I’m retired. There… I said it. You got a problem wit dat..?
A lot of people, it seems, do have a problem with retirement these days. Used to be that when you were getting close to retirement age you looked forward to it. It represented a goal that was a kind of reward for having worked hard all your life. You earned it. And besides, you paid for it. Back in the day, 62 was the official retirement age, but like everything else that has anything to do with the federal government, Social Security has been tinkered with, retooled and, let’s face it, screwed up to the point where it bears very little resemblance to the thing it was designed to be. All the policy-makers these days refer to Social Security as an “entitlement.” Which it is: you worked hard, and you paid for it, thus, you are entitled to it. They seem to be saying it with a disapproving sneer, though. Don’t know about you, but that kind of pisses me off. A lot.

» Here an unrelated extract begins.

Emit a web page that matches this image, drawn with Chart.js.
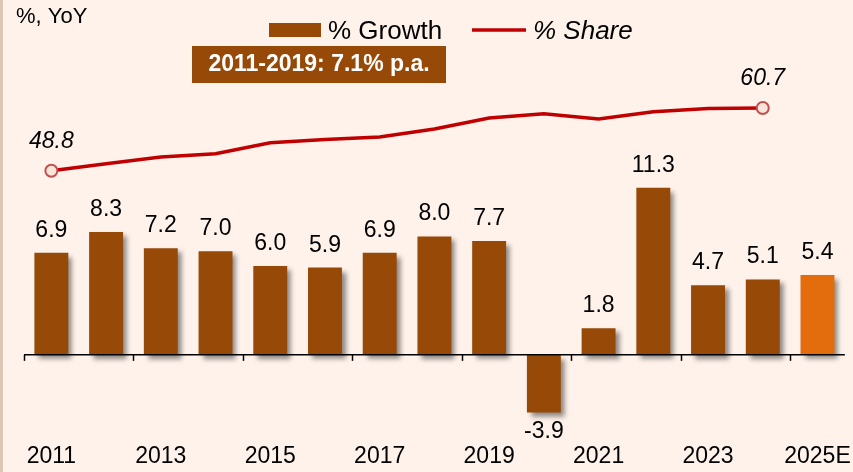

Now, for a Boomer like me, who was hatched in 1948, my “full retirement age” is, they tell me, 66. The policy-makers still urge people born in my time to work until they’re 70, though they’ll allow you to retire at 66, if you must. Slacker! So call me a slacker; I’ve been called worse. But after having been retired for a couple months now, I still don’t see the down side. My wife and I discussed my pending retirement, maybe two or three years before the blessed event, and during the countdown year we scaled back our spending, and essentially went into pre-retirement, spring-training, practice mode. It wasn’t so bad. When it comes right down to it, there’s a whole lot of stuff you don’t really need, don’t really want, and don’t really miss, if you don’t have it. Especially when you reach a certain age.
We’ve got a little money in the bank, and a couple of relatively small retirement funds to draw from, and we own our house. But we have nowhere near the $1.4 million or so that all the investment promos say you need in order to retire in the style to which you’ve become accustomed. Granted, we haven’t got a lot of trips to Europe planned; I’ve come, grudgingly, to terms with the fact that I’m never going to own a Lamborghini; and we don’t have a beachfront house down the Shore. But, again, the pre-retirement, spring-training mantra: “…don’t really need… don’t really want… don’t really miss.”
So… Down side? Monetary concerns aside, I still don’t see it. I could never understand those people (and there are a lot of them) who say, “Why would I retire? What would I do with myself!?” Huh? If you truly love your job and look forward to going to work each and every weekday morning, I fully understand that you might want to do it until you gasp your dying breath. I worked at a job like that for more than thirty years, and, had I still been working as a magazine editor, would I want to continue doing it? Maybe. But I doubt it. Why? Because work takes up so much of your time, and thus, your life, that it actually leaves little space for much else of value. When you factor in the hours you actually work, plus all the time you spend thinking about work, worrying about work, shopping for work-related stuff, etc., you realize that work takes up the clear majority of your waking life.
So, “why would I retire; what would I do with myself?” In the past when those questions were posed to me, I would generally answer: “I can think of a thousand things I would do if I didn’t have to go to work every day!” Now, while I understand that about 867 of those things require more money than a retired person would, in good conscience, want to spend, that still leaves at least 133 things you can do in your retirement! (And you can probably think of a few things that I haven’t.) What would you do with yourself!? Please! You would do just about anything you’ve ever wanted to do with yourself!
I keep pretty busy with chores and stuff around the old abode, and still have a good deal of time left over for some of the things on my bucket list: like more reading, more writing (like starting this blog), more time at the gym, learning how to play the guitar, practicing the guitar, planning to learn how to speak Italian, playing “Real Racing 3” on my Kindle Fire, tinkering with my baby (my ’02 Porsche 911), and spoiling my dog Sam to an even greater extent than that to which he is already spoilt. Clearly, I have yet to scratch the surface of the many things I will do with myself now that I am no longer a member in good standing of the work force.
Have you ever seen that commercial for some investment company in which a near-retirement-aged man sporting steel-rimmed glasses, a salt-and-pepper goatee and a wry smile says something like, “How would you feel if there were someone who offered to pay you to do the things you love?” And then the fashionably-casual, but still somehow distinguished-looking man in the ad says, “Isn’t that what retirement is all about?” I really like that commercial! You know why? Because, you see, I’m paying myself to do some of the things I love… I’m retired. There… I said it again. And I ain’t got a problem wit dat.